Corporate decision makers and analysts often use a particular technique, called the DuPont analysis, to better understand the factors that drive the company’s performance, as reflected in its return on equity (ROE). By using the DuPont equation, which disaggregates a company’s ROE into three components, analysts can see why the company’s ROE may have changed for the better or worse, and identify the company’s weaknesses and strengths. According to the DuPont equation, which of the following factors affect a company’s ROE directly? Check all that apply.
(a) Efficiency in use of total assets
(b) Market-to-book-value ratio
(c) Financial leverage
Most investors and analysts in the financial community closely observe a company’s ROE. The ROE can be calculated simply by dividing net income by the shareholder’s equity, and it can be subdivided into the key factors that drive the ROE. Investors and analysts focus on these drivers to develop a clearer picture of what is happening in a company. An analyst gathered the following data and calculated the various terms of the DuPont equation for three companies:
ROE = Profit Margin x Total Assets Turnover x Equity Multiplier
Company A 12.0% 57.3% 9.8 2.14
Company B 15.5% 58.2% 10.2 2.61
Company C 21.5% 58.0% 10.3 3.60
Referring to these data, which of the following conclusions will be true about the companies’ ROEs?
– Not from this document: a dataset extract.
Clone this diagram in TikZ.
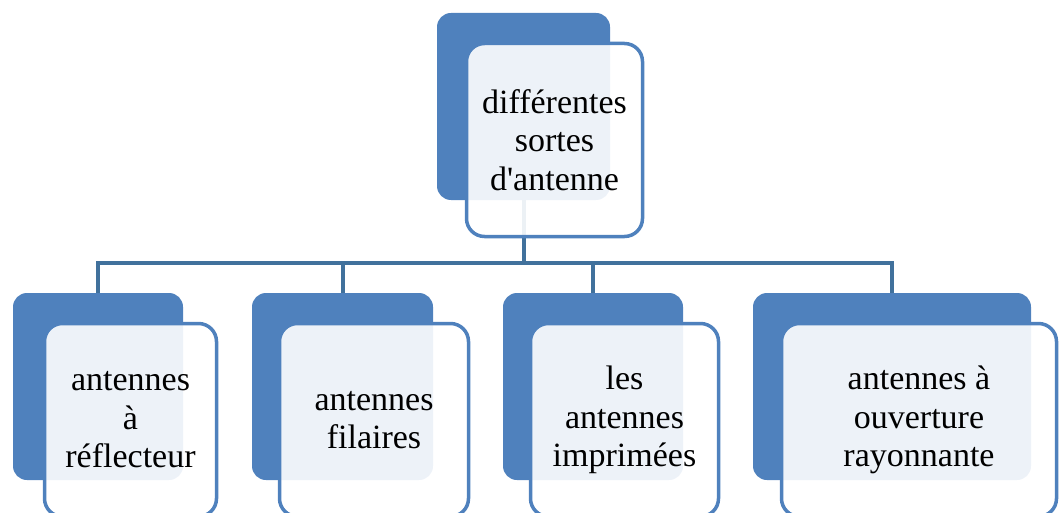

(a) The main driver of company C’s superior ROE, as compared to that of company A’s and company B’s ROE, is its greater use of debt financing.
(b) The main driver of company C’s superior ROE, as compared to that of company A’s and company B’s ROE, is its efficient use of assets.
(c) The main driver of company C’s superior ROE, as compared to that of company A’s and company B’s ROE, is its operational efficiency.